Working together, we managed to clear most of the growth away from the door. Underneath, the metal was in worse condition than I’d hoped. Rust had eaten through several sections, and the locking mechanism was completely corroded.
“Can you get it open?” Zara asked.
I examined the door more closely. The handle was rusted solid, but there were weak points in the metal where the corrosion had done most of the work for me.
“Stand back,” I said, then put my shoulder against the door and shoved.
Nothing.
I tried again, throwing more weight behind it. This time, I felt something give, but the door remained stubbornly closed.
“Let me try a different approach,” I said, looking around for anything I could use as a lever.
I found a piece of metal debris that would work as a makeshift pry bar and wedged it into the gap between the door and its frame. Bracing my feet against the tower’s base, I pulled with everything I had.
With a screech of protesting metal, the door finally gave way, swinging open to reveal a dark interior that smelled of stale air and abandonment.
“Well,” I said, staring into the blackness. “That’s not ominous at all.”
“At least it doesn’t smell like dead bodies,” Zara pointed out. “They have a distinct odor.”
“I’m aware,” I replied, amused by how relieved she sounded about the lower likelihood of facing a corpse. “There are worse things out there than the dead.”
“Do go on.” She nudged me with her elbow. “What should I be afraid of?”
“The living.” I pulled out the portable light I’d salvaged from the ship and clicked it on. The beam cut through the darkness, revealing a small air lock with another door on the far side. The walls were lined with environmental control panels and covered with a thick layer of grime.
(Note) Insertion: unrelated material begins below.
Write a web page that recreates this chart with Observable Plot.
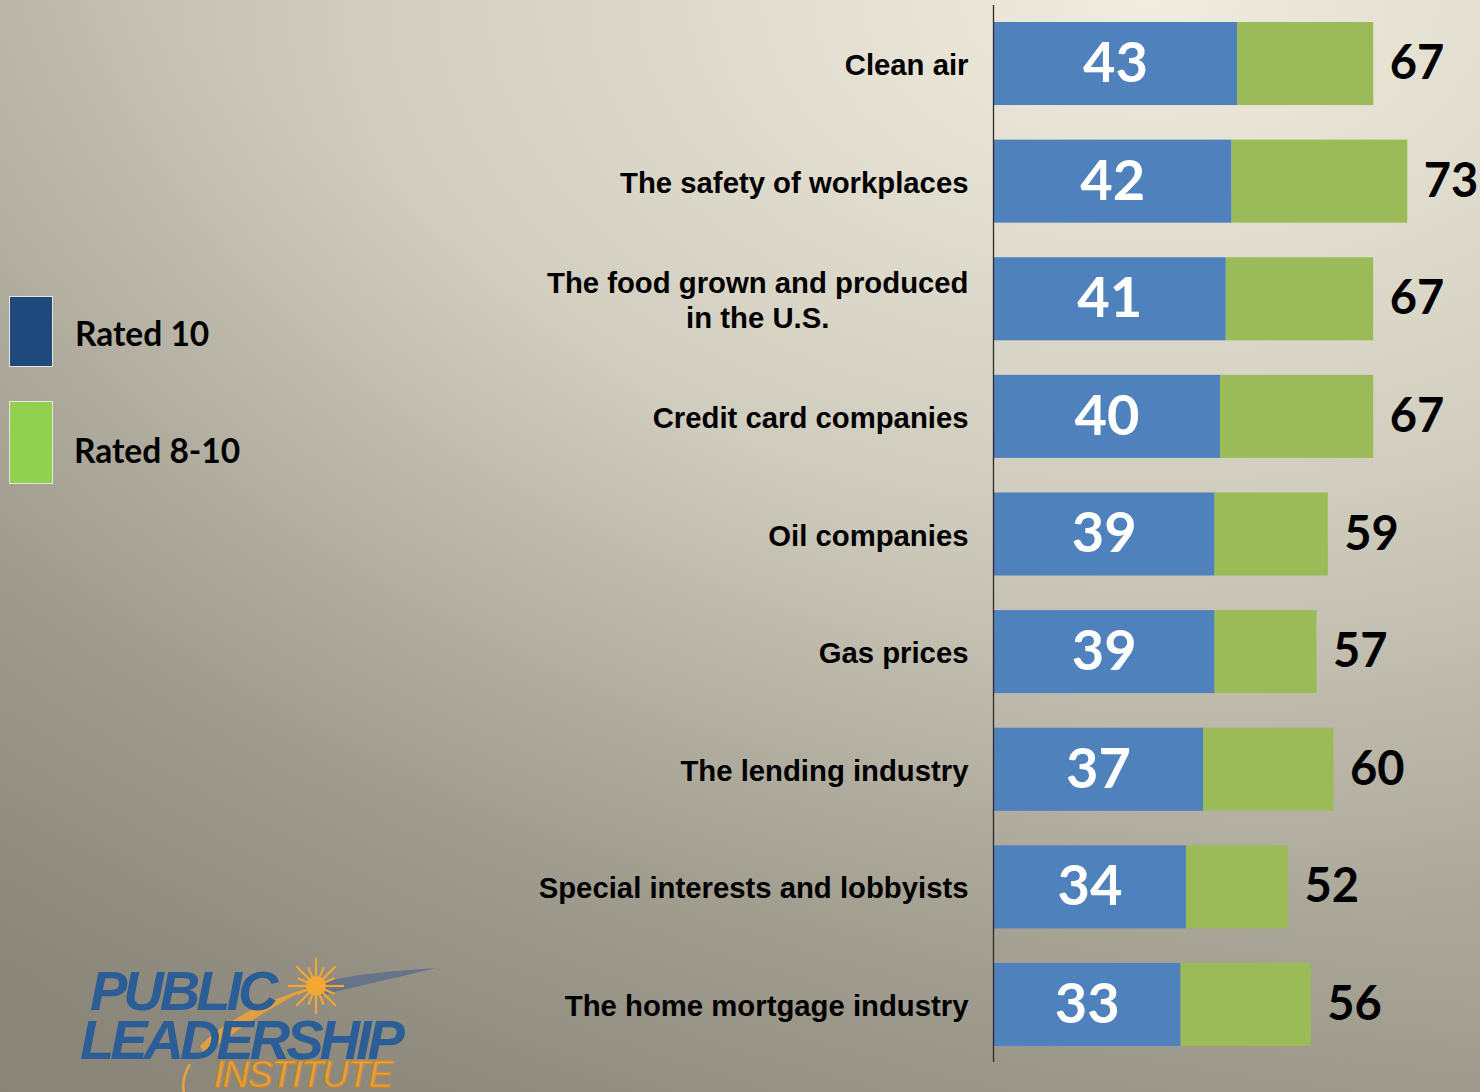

“Environmental seals look intact,” I observed. “That’s something, at least.”
“Should we go in?”
I hesitated. Once we crossed this threshold, we were committed, but staying outside wasn’t an option either. The toxic atmosphere was already eating through our improvised protective gear, and the storm showed no signs of abating.
“Yes,” I said finally. “We go in.”
I stepped across the threshold first, sweeping the light beam around the small chamber. Everything looked normal—if you could call an abandoned facility normal. There were no immediate signs of danger, no bodies, no obvious structural damage.
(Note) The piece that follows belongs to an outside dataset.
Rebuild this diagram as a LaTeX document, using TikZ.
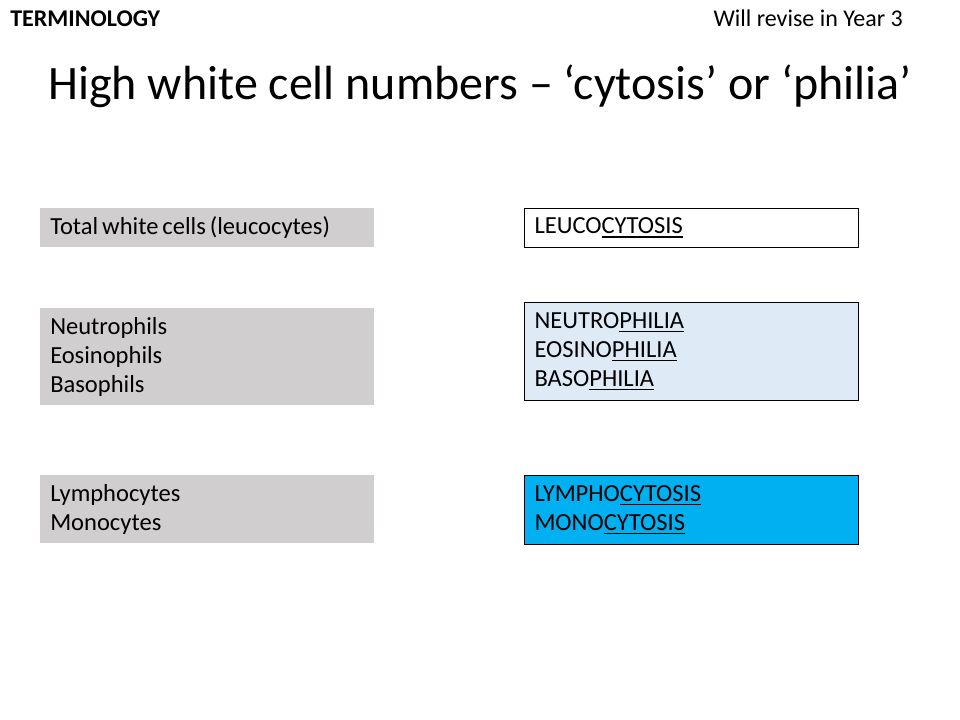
\documentclass[tikz,border=0pt]{standalone}
\usepackage{fontspec}
\setmainfont{Carlito}
\definecolor{boxgrey}{HTML}{D0CECE}
\definecolor{paleblue}{HTML}{DEEBF7}
\definecolor{brightblue}{HTML}{00B0F0}
\newcommand{\ulword}[1]{\setbox0\hbox{#1}\rlap{\rule[-3pt]{\wd0}{1.3pt}}\box0}
\begin{document}
\begin{tikzpicture}[x=0.75pt, y=-0.75pt,
    cellbox/.style={anchor=north west, inner xsep=7.5pt, inner ysep=0pt, text width=235.5pt, align=left,
        font=\fontsize{18.4}{21.75}\selectfont, execute at begin node={\spaceskip=3pt plus 1pt\relax}},
    greybox/.style={cellbox, fill=boxgrey},
    termbox/.style={cellbox, draw=black, line width=0.75pt}]
            \useasboundingbox (0, 0) rectangle (960, 720);
            \node[anchor=base west, inner sep=0pt, font=\fontsize{18}{21}\selectfont\bfseries] (topic) at (10, 27) {TERMINOLOGY};
            \node[anchor=base east, inner sep=0pt, font=\fontsize{18}{21}\selectfont] (revise) at (903, 27) {Will revise in Year 3};
            \node[anchor=base, inner sep=0pt, font=\fontsize{36}{43}\selectfont] (title) at (480, 100) {High white cell numbers -- ‘cytosis’ or ‘philia’};
            \node[greybox, minimum height=29.25pt] (total) at (40, 208) {Total white cells (leucocytes)};
            \node[greybox, minimum height=72.75pt] (granulo) at (40, 308) {Neutrophils\\Eosinophils\\Basophils};
            \node[greybox, minimum height=51pt] (mono) at (40, 475) {Lymphocytes\\Monocytes};
            \node[termbox, fill=white, minimum height=29.25pt] (leuco) at (524, 208) {LEUCO\ulword{CYTOSIS}};
            \node[termbox, fill=paleblue, minimum height=73.5pt] (philia) at (524, 302) {NEUTRO\ulword{PHILIA}\\EOSINO\ulword{PHILIA}\\BASO\ulword{PHILIA}};
            \node[termbox, fill=brightblue, minimum height=51.75pt] (cytosis) at (524, 475) {LYMPHO\ulword{CYTOSIS}\\MONO\ulword{CYTOSIS}};
        \end{tikzpicture}
\end{document}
“Come on,” I said to Zara. “Let’s see what we’re dealing with.”
She stepped inside behind me, and I heard her breath catch as I closed the outer door behind us. The sound of the wind immediately muted, leaving us in an almost oppressive silence.
“It’s so quiet,” she whispered.
“Better than being out in that storm,” I pointed out.
I moved to the inner door and found that it was in much better condition than the outer entrance. The locking mechanism was still functional, though it took some effort to get it to respond.
When the inner door finally opened, we stepped into the main interior of the weather station, and I swept my light around the space to get our bearings.
What I saw made my stomach sink.
The place wasn’t just abandoned. It looked like whoever had been here had left in a hurry, leaving behind equipment, personal belongings, and the dried-up remains of half-finished meals sitting on plates. There were clear signs of some kind of emergency evacuation.
“Torven,” Zara said quietly, and I could hear the unease in her voice. “What do you think happened here?”
I moved the light beam across strewn furniture, scattered data pads, and empty consoles.
“I don’t know,” I said. “But whatever it was, I don’t think they left by choice.”
The question was: was whatever had driven them away still here?
And if it was, had we just walked into a trap?
I listened carefully to the silence around us, every sense alert for signs of danger. But all I could hear was our own breathing and the distant sound of wind outside.
“We’ll figure it out,” I said finally, as much to convince myself as to reassure Zara. “For now, we need shelter, and this is the best option we have.”
But as we stood in the doorway of that dark, abandoned facility, I couldn’t shake the feeling that we’d just entered something far more dangerous than the storm we’d left behind.
And if I failed to protect Zara here, like I’d failed to protect my crew, I’d never forgive myself.
Whatever horrors had driven the previous occupants away, we were about to find out about them firsthand.